Music can tap emotion directly. I think, when you strip away everything else I’ve written in the 42 so far, that’s what it fundamentally does for me. In hearing the direct expression of feelings in a performance I can experience more fully my own. It might be too simplistic to say, to paraphrase Nick Hornby, that I particularly listen to sad songs because I feel sad but there’s some truth in that. I do genuinely think there’s solace there too, I think that in experiencing that sadness it makes me feel better – this isn’t just a form of emotional masochism. Or at least I don’t think it is.

There’s a host of singers who express aspects of the human condition through sound – rather than just through their lyrics – for me. It’s why I’m generally not particularly fussed by overly technical singers; someone hitting a note beyond the seventh octave leaves me cold if it’s done just for the sake of showboating and doesn’t serve the song. There has to be, as Bruce Lee might put it, emotional content: don’t miss all that heavenly glory and all that. So I hear it as plainly in Jeff Buckley’s pitch perfect cry at the end of “Grace” just as I hear it in Kurt Cobain’s somewhat more ragged screams throughout Nirvana’s songs. It’s there in Future Island’s Sam Herring’s last-chance-saloon performance on Letterman – grunts and growls and vocal tics – and it’s there in Sinead O’Connor’s take on Prince’s “Nothing Compares 2 U” (it’s there with or without the tear rolling down her cheek in the video). Dusty Springfield had it in spades (listen to the majestic Goffin / King song “Goin’ Back”) and so did Amy Winehouse – away from all the attendant bullshit that surrounded her life just listen to “Back To Black” and it is an extraordinary record.

At the extreme end of that spectrum of singers that really connect with their song is Lisa Gerrard. Former singer with Dead Can Dance, and latterly probably most famous as the vocalist on much of Hans Zimmer’s Gladiator soundtrack, Gerrard often sings in her own fabricated language. There is no room for words to either help or hinder the delivery of her message: if they mean anything at all then only she knows. As a listener you’re free to purely experience the sound of her voice and allow it to provoke or evoke.

I have very little idea as to what “Sanvean (I Am Your Shadow)” is officially about. By officially I mean what the artist may have said it’s about. There’s relatively little about it to be found online beyond some odd speculation (“is it sung in Algerian ?” – no it isn’t) and Gerrard only gives away that it was written at a time when she was missing her children who were in a different country. For me there’s certainly a deep sense of melancholy in the song, a bottomless, beautiful sadness conjured in her haunting vocal. On some level I had always taken death as one of the themes of the song, it always feels like there’s a sense of mourning in her voice here – a keening quality that conveys both the release and sorrow in that final parting.

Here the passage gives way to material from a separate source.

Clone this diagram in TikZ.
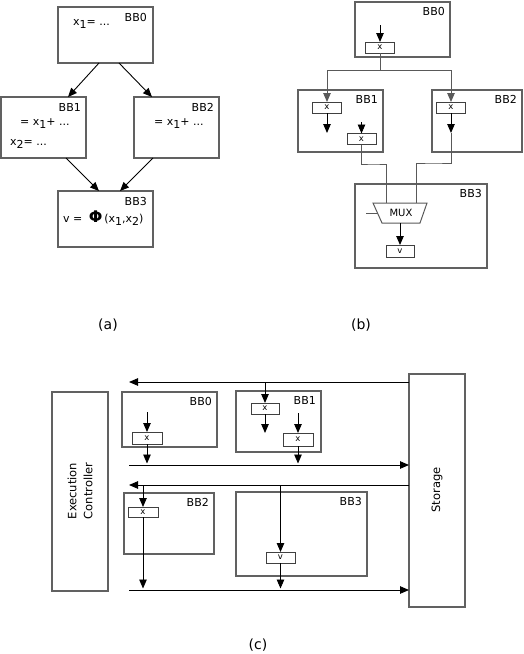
\documentclass[tikz,border=0pt]{standalone}
\usepackage{fontspec}
\setmainfont{DejaVu Sans}
\usetikzlibrary{arrows.meta,calc}
\newcommand{\sbs}[1]{\raisebox{-3.5pt}{#1}}
\begin{document}
\begin{tikzpicture}[x=1pt,y=-1pt,
 box/.style={draw=black!62, line width=1.3pt, anchor=north west, inner sep=0pt, outer sep=0pt},
 reg/.style={draw=black!75, line width=0.9pt, inner sep=0pt, outer sep=0pt, minimum width=29pt, minimum height=11pt, font=\fontsize{8.5}{9}\selectfont},
 lbl/.style={font=\fontsize{11}{12}\selectfont, anchor=north east, inner sep=0pt},
 txt/.style={font=\fontsize{11}{12}\selectfont, anchor=base west, inner sep=0pt},
 captxt/.style={font=\fontsize{14}{16}\selectfont, inner sep=0pt},
 arr/.style={-{Triangle[length=9pt,width=7.5pt]}, line width=0.9pt},
 ln/.style={line width=0.9pt},
 gl/.style={draw=black!65, line width=1pt}]

\useasboundingbox (0,0) rectangle (523,654);

% ---------------- (a) ----------------
\node[box, minimum width=95pt, minimum height=56pt] (a0) at (58,7) {};
\node[box, minimum width=85pt, minimum height=61pt] (a1) at (1,97) {};
\node[box, minimum width=85pt, minimum height=61pt] (a2) at (134,97) {};
\node[box, minimum width=95pt, minimum height=56pt] (a3) at (58,191) {};
\node[lbl] (a0l) at ($(a0.north east)+(-6,6)$) {BB0};
\node[lbl] (a1l) at ($(a1.north east)+(-5,6)$) {BB1};
\node[lbl] (a2l) at ($(a2.north east)+(-5,6)$) {BB2};
\node[lbl] (a3l) at ($(a3.north east)+(-6,6)$) {BB3};
\node[txt] (a0t) at (73,25) {x\sbs{1}= ...};
\node[txt] (a1t) at (20,125) {= x\sbs{1}+ ...};
\node[txt] (a1u) at (10,145) {x\sbs{2}= ...};
\node[txt] (a2t) at (154,125) {= x\sbs{1}+ ...};
\node[txt] (a3t) at (63,222) {v =\; {\fontsize{16}{16}\selectfont\textbf{Φ}}\,(x\sbs{1},x\sbs{2})};
\draw[arr] ($(a0.south west)+(41,0)$) -- ($(a1.north west)+(67,0)$);
\draw[arr] ($(a0.south west)+(61,0)$) -- ($(a2.north west)+(18,0)$);
\draw[arr] ($(a1.south west)+(65,0)$) -- ($(a3.north west)+(41,0)$);
\draw[arr] ($(a2.south west)+(19,0)$) -- ($(a3.north west)+(62,0)$);
\node[captxt] (capa) at (108,325) {(a)};

% ---------------- (b) ----------------
\node[box, minimum width=95pt, minimum height=55pt] (b0) at (355,2) {};
\node[box, minimum width=85pt, minimum height=62pt] (b1) at (298,90) {};
\node[box, minimum width=90pt, minimum height=62pt] (b2) at (432,90) {};
\node[box, minimum width=132pt, minimum height=84pt] (b3) at (355,184) {};
\node[lbl] (b0l) at ($(b0.north east)+(-5,5)$) {BB0};
\node[lbl] (b1l) at ($(b1.north east)+(-5,5)$) {BB1};
\node[lbl] (b2l) at ($(b2.north east)+(-5,5)$) {BB2};
\node[lbl] (b3l) at ($(b3.north east)+(-5,5)$) {BB3};
\node[reg] (b0x) at (380,47.5) {x};
\node[reg] (b1xa) at (327,107.5) {x};
\node[reg] (b1xb) at (361.5,139) {x};
\node[reg] (b2x) at (451,107.5) {x};
\node[reg, minimum width=28pt, minimum height=12pt] (bv) at (400,251) {v};
\coordinate (b0in) at (380,25);
\draw[arr] (b0in) -- (b0x.north);
\coordinate (bsplit) at (380,70);
\draw[gl] (b0x.south) -- (bsplit);
\draw[arr, draw=black!65] (bsplit) -| (b1xa.north);
\draw[arr, draw=black!65] (bsplit) -| (b2x.north);
\coordinate (b1o) at (327,133);
\draw[arr] (b1xa.south) -- (b1o);
\coordinate (b1in) at (361.5,122);
\draw[arr] (b1in) -- (b1xb.north);
\coordinate (b2o) at (451,133);
\draw[arr] (b2x.south) -- (b2o);
% MUX
\coordinate (m1) at (373,203);
\coordinate (m2) at (427,203);
\coordinate (m3) at (420,223);
\coordinate (m4) at (382,223);
\draw[gl] (m1) -- (m2) -- (m3) -- (m4) -- cycle;
\node[font=\fontsize{10}{10}\selectfont, inner sep=0pt] (mux) at (401,213) {MUX};
\coordinate (muxa) at (386,203);
\coordinate (muxb) at (416,203);
\coordinate (muxo) at (400,223);
\coordinate (muxs) at (366,213);
\coordinate (muxs2) at (377.5,213);
\draw[gl] (muxs) -- (muxs2);
\draw[gl] (b1xb.south) |- (373.5,164) -| (muxa);
\draw[gl] (b2o) |- (433.5,163) -| (muxb);
\draw[arr] (muxo) -- (bv.north);
\node[captxt] (capb) at (361,325) {(b)};

% ---------------- (c) ----------------
\node[box, minimum width=56pt, minimum height=199pt] (ec) at (52,392) {};
\node[rotate=90, font=\fontsize{11.5}{16}\selectfont, align=center, inner sep=0pt] (ect) at (80,491) {Execution\\Controller};
\node[box, minimum width=56pt, minimum height=233pt] (st) at (409,374) {};
\node[rotate=90, font=\fontsize{11.5}{13}\selectfont, inner sep=0pt] (stt) at (437,490) {Storage};
\node[box, minimum width=95pt, minimum height=55pt] (c0) at (122,392) {};
\node[box, minimum width=85pt, minimum height=61pt] (c1) at (236,391) {};
\node[box, minimum width=90pt, minimum height=61pt] (c2) at (124,493) {};
\node[box, minimum width=131pt, minimum height=84pt] (c3) at (236,492) {};
\node[lbl] (c0l) at ($(c0.north east)+(-5,5)$) {BB0};
\node[lbl] (c1l) at ($(c1.north east)+(-5,5)$) {BB1};
\node[lbl] (c2l) at ($(c2.north east)+(-5,5)$) {BB2};
\node[lbl] (c3l) at ($(c3.north east)+(-5,5)$) {BB3};
\node[reg, minimum width=30pt, minimum height=12pt] (c0x) at (147,438) {x};
\node[reg, minimum width=28pt] (c1xa) at (265,408.5) {x};
\node[reg, minimum width=30pt, minimum height=13pt] (c1xb) at (298,439.5) {x};
\node[reg, minimum width=30pt, minimum height=10pt] (c2x) at (143,512) {x};
\node[reg, minimum width=29pt] (c3v) at (280.5,557.5) {v};
% bus lines
\coordinate (t1l) at (129,382);
\coordinate (t1r) at (409,382);
\coordinate (t2l) at (129,465);
\coordinate (t2r) at (409,465);
\coordinate (t3l) at (129,485);
\coordinate (t3r) at (409,485);
\coordinate (t4l) at (129,590);
\coordinate (t4r) at (409,590);
\draw[arr] (t1r) -- (t1l);
\draw[arr] (t2l) -- (t2r);
\draw[arr] (t3r) -- (t3l);
\draw[arr] (t4l) -- (t4r);
% BB0
\coordinate (c0in) at (147,412);
\coordinate (c0o) at (147,463.5);
\draw[arr] (c0in) -- (c0x.north);
\draw[arr] (c0x.south) -- (c0o);
% BB1
\coordinate (c1in) at (265,382);
\coordinate (c1o) at (265,433);
\draw[arr] (c1in) -- (c1xa.north);
\draw[arr] (c1xa.south) -- (c1o);
\coordinate (c1bin) at (298,413);
\coordinate (c1bo) at (298,463.5);
\draw[arr] (c1bin) -- (c1xb.north);
\draw[arr] (c1xb.south) -- (c1bo);
% BB2
\coordinate (c2in) at (143,485);
\coordinate (c2o) at (143,588.5);
\draw[arr] (c2in) -- (c2x.north);
\draw[arr] (c2x.south) -- (c2o);
% BB3
\coordinate (c3in) at (280.5,485);
\coordinate (c3o) at (280.5,588.5);
\draw[arr] (c3in) -- (c3v.north);
\draw[arr] (c3v.south) -- (c3o);
\node[captxt] (capc) at (258,645) {(c)};
\end{tikzpicture}
\end{document}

On that read I guess the “shadow” could be referenced almost directly as some sort of spectral, ghostly presence watching over those left behind – whereas if it’s a more straightforward lament to missing her children then the shadow is just a reminder that she’s always with them even when far away. It’s possible that my read has been influenced by the song’s appearance in West Wing episode “7A WF 83429” – although explicitly used to reference the mobilisation of troops to recover President Bartlet’s daughter the prospect of death hangs pretty heavily over the entire scene.

Almost irrespective of the specifics the song is quite simply utterly mesmerising, almost transcendentally beautiful. I tinker with writing and I can find my way around a guitar so, often, I can at the very least begin to understand the mechanics of a song. Whilst I couldn’t create any of the songs in this series of posts in most cases I have some comprehension for how they work, how they’re built. “Sanvean” exists way beyond my comprehension and I can understand why some people have been moved to write (in various places on the web) that they detect something spiritual here, the presence of God. That’s not to say that I entirely agree – the song hasn’t caused an epiphanous turnaround in my atheism – but it gives me pause. There is something spiritual here and something deeply, profoundly moving.

When my daughter is older and wants to talk about what I believe constitutes a human soul I think I will play her this by way of a start.